本発明は、容易に剥げることのない鮮明な色模様(文字等を含む)が付与された模様付ブロー成形品の製法と、それによって得られる模様付ブロー成形品に利用することができる。
1 内層
2 外層
3 文字
4 図柄
5 説明書き
P 凹凸模様
Q 色模様

Claims (8)

  1. 着色樹脂からなる内層と透明樹脂からなる外層とを有し、上記外層表面に凹凸模様が付与された多層ブロー成形品を準備する工程と、上記多層ブロー成形品の外側から、上記凹凸模様を構成する凸部に向かってレーザ光を照射して内層表面に到達させ、上記凸部に対応する内層の表面のみを焦がして、レーザ非照射部とは異なる色に変色させることにより、外層を透かして視認できる色模様を現出させる工程とを備えたことを特徴とする模様付ブロー成形品の製法。
  2. 上記外層表面の凹凸模様の高低差が、0.02〜3.0mmである多層ブロー成形品を用いるようにした請求項1記載の模様付ブロー成形品の製法。
  3. 上記外層表面の凹凸模様を構成する各凸部の少なくとも頂面が、粗面になっている多層ブロー成形品を用いるようにした請求項1または2記載の模様付ブロー成形品の製法。
  4. 上記外層が、透明アイオノマー樹脂で形成されている多層ブロー成形品を用いるようにした請求項1〜3のいずれか一項に記載の模様付ブロー成形品の製法。
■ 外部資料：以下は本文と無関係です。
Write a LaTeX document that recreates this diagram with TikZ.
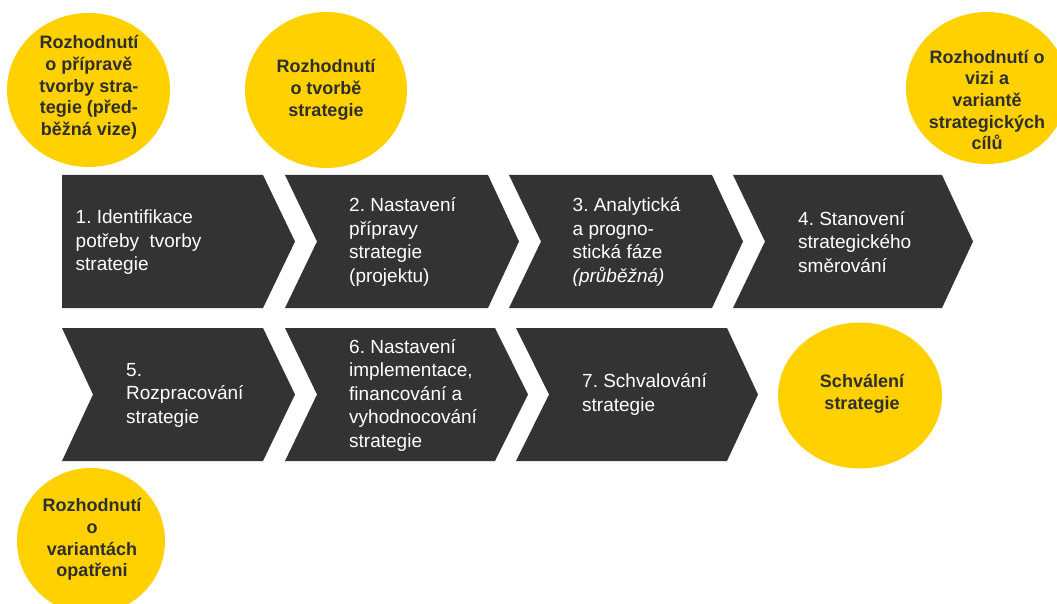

  5. 色樹脂からなる内層と透明樹脂からなる外層とを有し、上記外層表面に凹凸模様が付与されており、その凹凸模様を構成する凸部に対応する内層の表面のみレーザ光照射による焦げ目が形成されその焦げ目部分が外層を透かして色模様として視認されるようになっていることを特徴とする模様付ブロー成形品。
  6. 上記外層表面の凹凸模様の高低差が、0.02〜3.0mmに設定されている請求項5記載の模様付ブロー成形品。
  7. 上記外層表面の凹凸模様を構成する各凸部の少なくとも頂面が、粗面になっている請求項5または6記載の模様付ブロー成形品。
  8. 上記外層が、透明アイオノマー樹脂で形成されている請求項5〜7のいずれか一項に記載の模様付ブロー成形品。